Our interaction term is significant, suggesting some more probing is warranted to see what’s going on. It’s worth recalling that you shouldn’t focus too much on the main effects of terms included in the interaction since they are conditional on the other variable(s) in the interaction being held constant at 0.

# Plotting interactions

A versatile and sometimes the most interpretable method for understanding interaction effects is via plotting. `interactions` provides `interact_plot` as a relatively pain-free method to get good-looking plots of interactions using `ggplot2` on the backend.

``interact_plot(fiti, pred = Illiteracy, modx = Murder)``

Keep in mind that the default behavior of `interact_plot` is to mean-center all continuous variables not involved in the interaction so that the predicted values are more easily interpreted. You can disable that by adding `centered = "none"`. You can choose specific variables by providing their names in a vector to the `centered` argument.

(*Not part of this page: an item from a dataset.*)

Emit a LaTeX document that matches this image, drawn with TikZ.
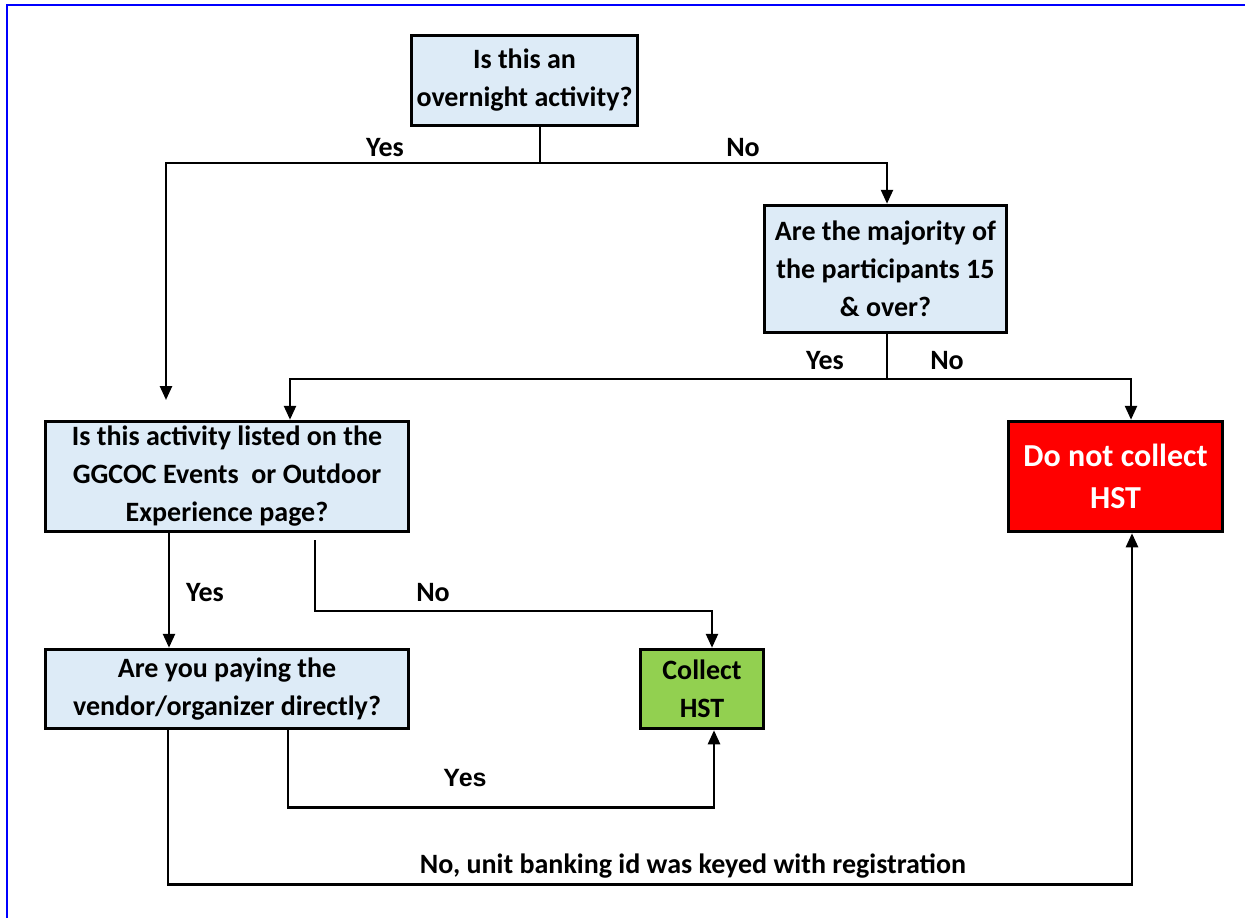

By default, with a continuous moderator you get three lines — 1 standard deviation above and below the mean and the mean itself. If you specify `modx.values = "plus-minus"`, the mean of the moderator is not plotted, just the two +/- SD lines. You may also choose `"terciles"` to split the data into three equal-sized groups — representing the upper, middle, and lower thirds of the distribution of the moderator — and get the line that represents the median of the moderator within each of those groups.

If your moderator is a factor, each level will be plotted and you should leave `modx.values = NULL`, the default.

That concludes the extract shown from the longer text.